At the end of the 1940s he intensified his drawing activity, publishing in 1944 the illustrations for Luciano di Samosata, Dialoghi e saggi, and Una storia vera, with a preface and notes by Savinio.

After the war he continued to work with neswpapers and magazines, like “Il Corriere della Sera” and “Il Corriere d’Informazione”. He also returned to music, composing the ballet Vita dell’uomo.

In that period he also made many scenic installations of lyric operas for the Teatro alla Scala: Oedipus rex by Stravinskij in 1948, in 1949 I racconti di Hoffmann by Jacques Offenbach, in 1950 L’uccello di fuoco by Stravinskij, in 1951 his own ballet, or tragicomedy mimed and danced, Vita dell’uomo, with his own scenes and costumes.

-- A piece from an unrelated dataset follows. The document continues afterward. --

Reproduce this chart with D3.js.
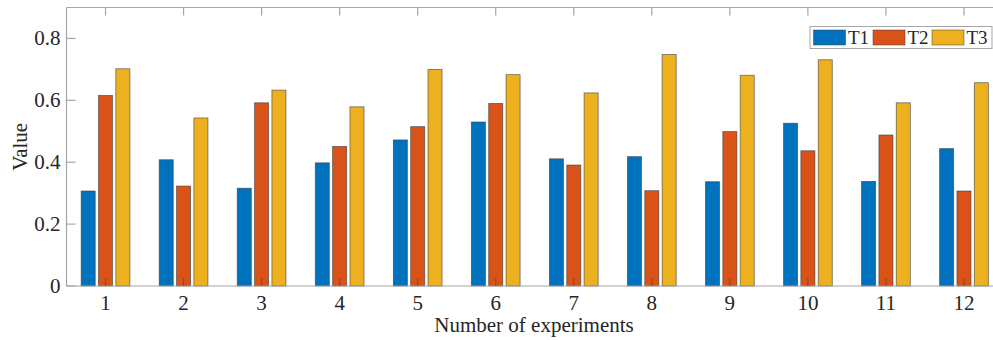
<!DOCTYPE html>
<html>
<head>
<meta charset="utf-8">
<script src="https://cdn.jsdelivr.net/npm/d3@7"></script>
<style>
  html, body { margin: 0; padding: 0; background: #fff; }
  svg { display: block; }
  text { fill: #262626; font-family: "Liberation Serif", "DejaVu Serif", serif; }
</style>
</head>
<body>
<svg id="chart" width="993" height="340"></svg>
<script>
const experiments = [1, 2, 3, 4, 5, 6, 7, 8, 9, 10, 11, 12];
const seriesNames = ['T1', 'T2', 'T3'];
const t1 = [0.307, 0.408, 0.316, 0.398, 0.472, 0.530, 0.411, 0.418, 0.337, 0.526, 0.338, 0.444];
const t2 = [0.616, 0.323, 0.592, 0.451, 0.515, 0.590, 0.391, 0.308, 0.499, 0.437, 0.488, 0.307];
const t3 = [0.702, 0.543, 0.633, 0.579, 0.700, 0.683, 0.624, 0.748, 0.681, 0.731, 0.592, 0.657];
const yTicks = [0, 0.2, 0.4, 0.6, 0.8];
const COLORS = ['#0072BD', '#D95319', '#EDB120'];

const svg = d3.select('#chart');
const L = 66.5, T = 7.5, B = 286, R = 1003;
const AXIS = '#a6a6a6';

const x = d3.scaleLinear().domain([0.5, 12.5]).range([L, R]);
const y = d3.scaleLinear().domain([0, 0.9]).range([B, T]);

const allSeries = [t1, t2, t3];
const offset = 0.2222, bw = 0.18;

// bars
allSeries.forEach((vals, si) => {
  svg.append('g').selectAll('rect').data(vals).join('rect')
    .attr('x', (d, i) => x(experiments[i] + (si - 1) * offset - bw / 2))
    .attr('width', x(bw) - x(0))
    .attr('y', d => y(d))
    .attr('height', d => y(0) - y(d))
    .attr('fill', COLORS[si])
    .attr('stroke', '#3a3a3a')
    .attr('stroke-opacity', 0.7)
    .attr('stroke-width', 0.8);
});

// axes box (left, top, bottom) and inward ticks
const ax = svg.append('g').attr('stroke', AXIS).attr('stroke-width', 1.2).attr('fill', 'none');
ax.append('line').attr('x1', L).attr('x2', R).attr('y1', B).attr('y2', B);
ax.append('line').attr('x1', L).attr('x2', R).attr('y1', T).attr('y2', T);
ax.append('line').attr('x1', L).attr('x2', L).attr('y1', T).attr('y2', B);
experiments.forEach(e => {
  ax.append('line').attr('x1', x(e)).attr('x2', x(e)).attr('y1', B).attr('y2', B - 8)
    .attr('stroke', '#7a3a20').attr('stroke-opacity', 0.6);
  ax.append('line').attr('x1', x(e)).attr('x2', x(e)).attr('y1', T).attr('y2', T + 8);
});
yTicks.forEach(v => {
  ax.append('line').attr('x1', L).attr('x2', L + 9).attr('y1', y(v)).attr('y2', y(v));
});

// tick labels
svg.append('g').selectAll('text').data(experiments).join('text')
  .attr('x', d => x(d)).attr('y', 310)
  .attr('text-anchor', 'middle').attr('font-size', 21)
  .text(d => d);
svg.append('g').selectAll('text').data(yTicks).join('text')
  .attr('x', L - 6).attr('y', d => y(d) + 7)
  .attr('text-anchor', 'end').attr('font-size', 21)
  .text(d => d === 0 ? '0' : d3.format('.1f')(d));

// axis titles
svg.append('text').attr('x', 534).attr('y', 332)
  .attr('text-anchor', 'middle').attr('font-size', 21)
  .text('Number of experiments');
svg.append('text').attr('transform', `translate(27,${(T + B) / 2}) rotate(-90)`)
  .attr('text-anchor', 'middle').attr('font-size', 21)
  .text('Value');

// legend
const lg = svg.append('g');
lg.append('rect').attr('x', 810).attr('y', 26.5).attr('width', 182).attr('height', 22)
  .attr('fill', '#fff').attr('stroke', AXIS).attr('stroke-width', 1);
const legX = [813.5, 873, 932];
seriesNames.forEach((n, i) => {
  lg.append('rect').attr('x', legX[i]).attr('y', 30).attr('width', 32).attr('height', 15)
    .attr('fill', COLORS[i]).attr('stroke', '#3a3a3a').attr('stroke-opacity', 0.6).attr('stroke-width', 0.8);
  lg.append('text').attr('x', legX[i] + 34.5).attr('y', 44).attr('font-size', 19).text(n);
});
</script>
</body>
</html>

As a musician he composed the opera in one act Orfeo Vedovo, performed in autumn 1950 in Rome for the “Spettacoli dell’Anfiparnaso”. He also composed the radio opera Agenzia Fix and in 1951 another one: Cristoforo Colombo.

He also wrote plays: La famiglia Mastinu (1948), Emma B. vedova Giocasta (1949) and Alcesti di Samuele, directed in 1950 by Giorgio Strehler at the Piccolo Teatro in Milan.

As a painter he held in 1950 an art exhibition at the Galleria La Bussola in Turin and in the same year at the Galleria Lo Zodiaco in Rome.

In 1951 he was invited to the festival “Mostra degli artisti d’Italia” at the Palazzo Reale in Milan and in Turin.

In the same year he created scenes and costumes for Armida, by Gioachino Rossini, at the Maggio Musicale Fiorentino.

On May 5th, 1952, Alberto Savinio suddenly died in Rome.

Poveromo, 1949 (Savinio’s studio)

Poveromo, 1949 (Savinio’s studio)

“Savinio is not a painter as we intend in terms of pure ‘critique of art’: first of all he is a brain, always full of ideas”. 

Palma Bucarelli, 1945

 

 
 
Alberto Savinio, Rome, 1947

“A painting of mine should not be looked at, it can’t be judged as you look at it, as you judge a painting born directly from the eye, from the paint brush, from the colour, from the tone connections and other trifles... my paintings do not finish where paintings end. They continue. And it’s evident. They were born before they had been painted. It is right that they live also beyond the painted surface”.